Meta declined to comment.
Meareg says he reported the posts he came across, but his reports were either rejected or ignored. He claims to have reported several posts in 2021, including one that contained dead bodies, and some of those posts were still on the social site by the time he went to court last December.
He faulted Facebook’s content review, saying the hub in Kenya had only 25 moderators responsible for Amharic, Tigrinya and Oromo content, which left out 82 other languages without personnel to moderate.
Meta previously told TechCrunch that it employed teams and technology to help it remove hate speech and incitement, and that it had partners and staff with local knowledge to help it develop methods to catch violating content.
“A flaw has been allowed to grow within Facebook, transforming it into a weapon for spreading hatred, violence and even genocide,” said Martha Dark, director of Foxglove, a tech justice NGO supporting the case. “Meta could take real action, today, to pull the plug on hatred spreading across Facebook.”
This is not the first time Meta is being accused of fueling violence in Ethiopia. Whistleblower Frances Haugen previously accused it of “literally fanning ethnic violence” in Ethiopia, and a Global Witness investigation also noted that Facebook was poor at detecting hate speech in the main language of Ethiopia.
Currently, social media platforms including Facebook remain blocked in Ethiopia since early February after state-led plans to split Ethiopian Orthodox Tewhado Church caused anti-government protests.
Adding to Meta’s troubles in Kenya
Meta is facing three lawsuits in Kenya.
The company and its content review partner in sub-Saharan Africa, Sama, were sued in Kenya last May for exploitation and union busting by Daniel Motaung, a former content moderator.
Motaung claimed to have been fired by Sama for organizing a 2019 strike that sought to unionize Sama’s employees. He was suing Meta and Sama for forced labor, exploitation, human trafficking, unfair labor relations, union busting and failure to provide “adequate” mental health and psychosocial support.

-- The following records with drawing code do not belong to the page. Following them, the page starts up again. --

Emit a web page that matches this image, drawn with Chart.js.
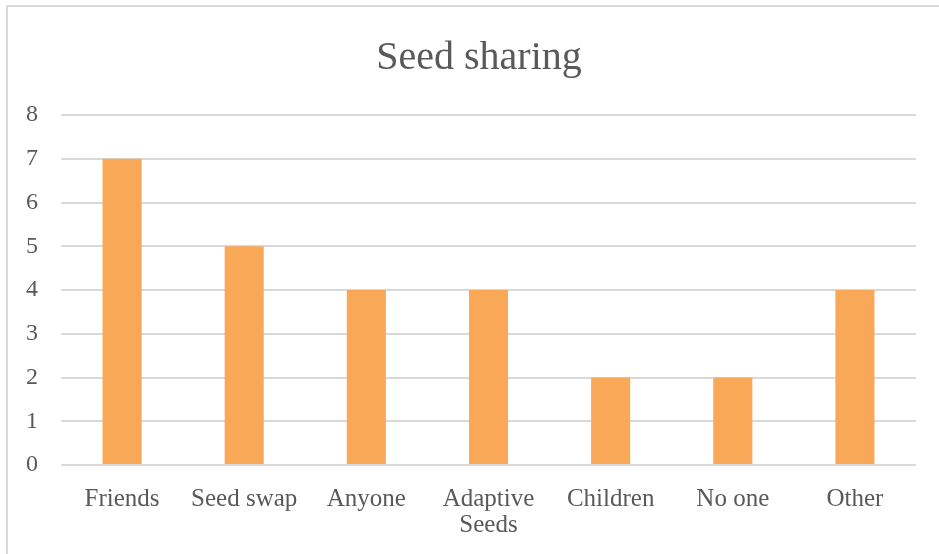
<!DOCTYPE html>
<html>
<head>
<meta charset="utf-8">
<script src="https://cdn.jsdelivr.net/npm/chart.js@4/dist/chart.umd.min.js"></script>
<style>
  html, body { margin: 0; padding: 0; background: #ffffff; }
  #wrap { position: relative; width: 939px; height: 554px; overflow: hidden; }
  #frame {
    position: absolute; left: 6px; top: 5px; width: 960px; height: 600px;
    border-left: 2px solid #d9d9d9; border-top: 2px solid #d9d9d9;
    pointer-events: none;
  }
  canvas { position: absolute; left: 0; top: 0; }
</style>
</head>
<body>
<div id="wrap">
  <canvas id="chart" width="939" height="554"></canvas>
  <div id="frame"></div>
</div>
<script>
// Who the seeds get shared with
const categories = ['Friends', 'Seed swap', 'Anyone', ['Adaptive', 'Seeds'], 'Children', 'No one', 'Other'];
const counts = [7, 5, 4, 4, 2, 2, 4];
const yTicks = [0, 1, 2, 3, 4, 5, 6, 7, 8];

const textColor = '#595959';
const gridColor = '#d9d9d9';
const serif = "'Liberation Serif', 'DejaVu Serif', serif";

new Chart(document.getElementById('chart'), {
  type: 'bar',
  data: {
    labels: categories,
    datasets: [{
      data: counts,
      backgroundColor: '#f9a857',
      borderWidth: 0,
      categoryPercentage: 1,
      barPercentage: 0.32
    }]
  },
  options: {
    responsive: false,
    animation: false,
    layout: { padding: { left: 19, right: 0, top: 0, bottom: 0 } },
    plugins: {
      legend: { display: false },
      tooltip: { enabled: false },
      title: {
        display: true,
        text: 'Seed sharing',
        color: textColor,
        font: { family: serif, size: 40, weight: 'normal' },
        padding: { top: 34, bottom: 33 }
      }
    },
    scales: {
      x: {
        grid: { display: false },
        border: { display: false },
        ticks: {
          color: textColor,
          font: { family: serif, size: 25, lineHeight: 1.04 },
          padding: 13,
          maxRotation: 0,
          autoSkip: false
        },
        afterFit: (s) => { s.height = 89; }
      },
      y: {
        min: 0,
        max: 8,
        afterBuildTicks: (s) => { s.ticks = yTicks.map(v => ({ value: v })); },
        grid: { color: gridColor, lineWidth: 2, drawTicks: false },
        border: { display: false },
        ticks: {
          color: textColor,
          font: { family: serif, size: 24 },
          padding: 23
        },
        afterFit: (s) => { s.width = 42; }
      },
      // empty right-hand margin of the plot
      yRight: {
        type: 'linear',
        position: 'right',
        min: 0,
        max: 8,
        grid: { display: false },
        border: { display: false },
        ticks: { display: false },
        afterFit: (s) => { s.width = 23; }
      }
    }
  }
});
</script>
</body>
</html>
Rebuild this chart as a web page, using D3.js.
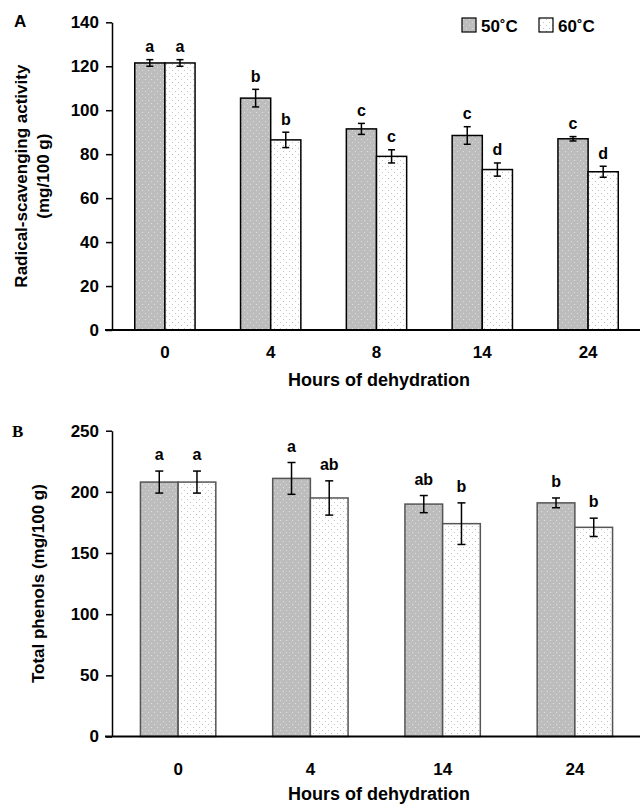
<!DOCTYPE html>
<html>
<head>
<meta charset="utf-8">
<script src="https://cdn.jsdelivr.net/npm/d3@7"></script>
<style>
  body { margin: 0; background: #fff; }
  text { font-family: "Liberation Sans", Arial, sans-serif; font-weight: bold; fill: #000; }
</style>
</head>
<body>
<script>
// panel A data: radical-scavenging activity
var hoursA = ["0", "4", "8", "14", "24"];
var rsa50 = [121.5, 105.5, 91.5, 88.5, 87];
var rsa50Err = [1.5, 4, 2.5, 4, 1];
var rsa60 = [121.5, 86.5, 79, 73, 72];
var rsa60Err = [1.5, 3.5, 3, 3, 2.5];
var rsa50Letters = ["a", "b", "c", "c", "c"];
var rsa60Letters = ["a", "b", "c", "d", "d"];
var ticksA = [0, 20, 40, 60, 80, 100, 120, 140];

// panel B data: total phenols
var hoursB = ["0", "4", "14", "24"];
var phen50 = [208, 211, 190, 191];
var phen50Err = [9, 13, 7, 4];
var phen60 = [208, 195, 174, 171];
var phen60Err = [9, 14, 17, 7.5];
var phen50Letters = ["a", "a", "ab", "b"];
var phen60Letters = ["a", "ab", "b", "b"];
var ticksB = [0, 50, 100, 150, 200, 250];

var series = ["50˚C", "60˚C"];

var svg = d3.select("body").append("svg")
  .attr("width", 640)
  .attr("height", 805);

// dotted fills
var defs = svg.append("defs");
function dotPattern(id, bg, dot) {
  var p = defs.append("pattern")
    .attr("id", id)
    .attr("patternUnits", "userSpaceOnUse")
    .attr("width", 6)
    .attr("height", 6);
  p.append("rect").attr("width", 6).attr("height", 6).attr("fill", bg);
  p.append("rect").attr("x", 1).attr("y", 1).attr("width", 1).attr("height", 1).attr("fill", dot);
  p.append("rect").attr("x", 4).attr("y", 4).attr("width", 1).attr("height", 1).attr("fill", dot);
}
dotPattern("gray-dots", "#bdbdbd", "#dedede");
dotPattern("white-dots", "#ffffff", "#c4c4c4");
var fills = ["url(#gray-dots)", "url(#white-dots)"];

function drawPanel(opt) {
  var g = svg.append("g");

  var x0 = d3.scaleBand()
    .domain(opt.cats)
    .range([112, 641])
    .paddingInner(0.43)
    .paddingOuter(0.215);

  var x1 = d3.scaleBand()
    .domain(series)
    .range([0, x0.bandwidth()]);

  var y = d3.scaleLinear()
    .domain([0, opt.max])
    .range([opt.bottom, opt.top]);

  var rows = opt.cats.map(function(c, i) {
    return [
      { cat: c, s: series[0], v: opt.v50[i], e: opt.e50[i], l: opt.l50[i], k: 0 },
      { cat: c, s: series[1], v: opt.v60[i], e: opt.e60[i], l: opt.l60[i], k: 1 }
    ];
  });
  var flat = [].concat.apply([], rows);

  // bars
  g.selectAll("rect.bar")
    .data(flat)
    .enter().append("rect")
    .attr("class", "bar")
    .attr("x", function(d) { return x0(d.cat) + x1(d.s); })
    .attr("y", function(d) { return y(d.v); })
    .attr("width", x1.bandwidth())
    .attr("height", function(d) { return y(0) - y(d.v); })
    .attr("fill", function(d) { return fills[d.k]; })
    .attr("stroke", opt.barStroke)
    .attr("stroke-width", 1.5);

  // error bars
  var eb = g.selectAll("g.err")
    .data(flat)
    .enter().append("g")
    .attr("class", "err")
    .attr("stroke", "#000")
    .attr("stroke-width", 1.5);
  eb.append("line")
    .attr("x1", function(d) { return x0(d.cat) + x1(d.s) + x1.bandwidth() / 2; })
    .attr("x2", function(d) { return x0(d.cat) + x1(d.s) + x1.bandwidth() / 2; })
    .attr("y1", function(d) { return y(d.v + d.e); })
    .attr("y2", function(d) { return y(d.v - d.e); });
  [1, -1].forEach(function(sign) {
    eb.append("line")
      .attr("x1", function(d) { return x0(d.cat) + x1(d.s) + x1.bandwidth() / 2 - opt.cap; })
      .attr("x2", function(d) { return x0(d.cat) + x1(d.s) + x1.bandwidth() / 2 + opt.cap; })
      .attr("y1", function(d) { return y(d.v + sign * d.e); })
      .attr("y2", function(d) { return y(d.v + sign * d.e); });
  });

  // significance letters
  g.selectAll("text.sig")
    .data(flat)
    .enter().append("text")
    .attr("class", "sig")
    .attr("x", function(d) { return x0(d.cat) + x1(d.s) + x1.bandwidth() / 2; })
    .attr("y", function(d) { return y(d.v + d.e) - opt.letterGap; })
    .attr("text-anchor", "middle")
    .style("font-size", "16px")
    .text(function(d) { return d.l; });

  // y axis
  var yAxis = g.append("g")
    .attr("transform", "translate(112,0)")
    .call(d3.axisLeft(y).tickValues(opt.ticks).tickSize(6).tickPadding(7).tickSizeOuter(0));
  yAxis.select(".domain").attr("stroke", "#000").attr("stroke-width", 1.5);
  yAxis.selectAll(".tick line").attr("stroke", "#000").attr("stroke-width", 1.5);
  yAxis.selectAll(".tick text")
    .style("font-size", "17px")
    .style("font-family", "'Liberation Sans', Arial, sans-serif")
    .style("font-weight", "bold")
    .attr("fill", "#000");

  // x axis
  var xAxis = g.append("g")
    .attr("transform", "translate(0," + y(0) + ")")
    .call(d3.axisBottom(x0).tickSize(0).tickPadding(opt.xPad).tickSizeOuter(0));
  xAxis.select(".domain")
    .attr("d", "M105,0H640")
    .attr("stroke", "#000")
    .attr("stroke-width", 2);
  xAxis.selectAll(".tick text")
    .style("font-size", "17px")
    .style("font-family", "'Liberation Sans', Arial, sans-serif")
    .style("font-weight", "bold")
    .attr("fill", "#000");

  // x title
  g.append("text")
    .attr("x", 379)
    .attr("y", opt.xTitleY)
    .attr("text-anchor", "middle")
    .style("font-size", "18px")
    .text("Hours of dehydration");

  // y title (one or two lines)
  opt.yTitle.forEach(function(line, i) {
    g.append("text")
      .attr("transform", "translate(" + opt.yTitleX[i] + "," + (opt.top + opt.bottom) / 2 + ") rotate(-90)")
      .attr("text-anchor", "middle")
      .style("font-size", "17px")
      .text(line);
  });

  // panel letter
  g.append("text")
    .attr("x", opt.letterX)
    .attr("y", opt.letterY)
    .style("font-size", "17px")
    .style("font-family", opt.letterFont)
    .text(opt.panel);
}

drawPanel({
  cats: hoursA, v50: rsa50, e50: rsa50Err, v60: rsa60, e60: rsa60Err,
  l50: rsa50Letters, l60: rsa60Letters, ticks: ticksA, max: 140,
  top: 22.3, bottom: 330, barStroke: "#000", cap: 3.5, letterGap: 7.5,
  xPad: 16, xTitleY: 386, yTitle: ["Radical-scavenging activity", "(mg/100 g)"],
  yTitleX: [27, 49], panel: "A", letterX: 14, letterY: 27,
  letterFont: "'Liberation Sans', Arial, sans-serif"
});

drawPanel({
  cats: hoursB, v50: phen50, e50: phen50Err, v60: phen60, e60: phen60Err,
  l50: phen50Letters, l60: phen60Letters, ticks: ticksB, max: 250,
  top: 430.7, bottom: 736.5, barStroke: "#555", cap: 4, letterGap: 11,
  xPad: 26, xTitleY: 800, yTitle: ["Total phenols (mg/100 g)"],
  yTitleX: [44], panel: "B", letterX: 12, letterY: 437,
  letterFont: "'Liberation Serif', 'Times New Roman', serif"
});

// legend
var legend = svg.append("g").attr("transform", "translate(462,18)");
series.forEach(function(s, i) {
  var item = legend.append("g").attr("transform", "translate(" + (i * 77) + ",0)");
  item.append("rect")
    .attr("width", 14)
    .attr("height", 14)
    .attr("fill", fills[i])
    .attr("stroke", "#000")
    .attr("stroke-width", 1.2);
  item.append("text")
    .attr("x", 19)
    .attr("y", 13.5)
    .style("font-size", "17px")
    .text(s);
});
</script>
</body>
</html>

Meta sought to have its name struck off the suit, saying Motaung was not its employee, and that the Kenyan court had no jurisdiction over it. However, it failed to stop the lawsuit after the court ruled that it had a case to answer, as some aspects of how the company operates in the country make it liable. The social media giant has appealed the court’s decision.
Earlier this month, Meta was sued alongside Sama and another content review partner, Majorel, by 183 content moderators who alleged they were laid off unlawfully and blacklisted. The moderators claimed they were fired by Sama unlawfully after it wound down its content review arm, and that Meta instructed its new Luxembourg-based partner, Majorel, to blacklist ex-Sama content moderators.
Meta sought to be struck out of this case as well, but last week, the Kenyan court said it had jurisdiction over employer-employee disputes and “matters of alleged unlawful and unfair termination of employment on grounds of redundancy” and that it had power “to enforce alleged violation of human rights and fundamental freedoms” by Meta, Sama and Majorel.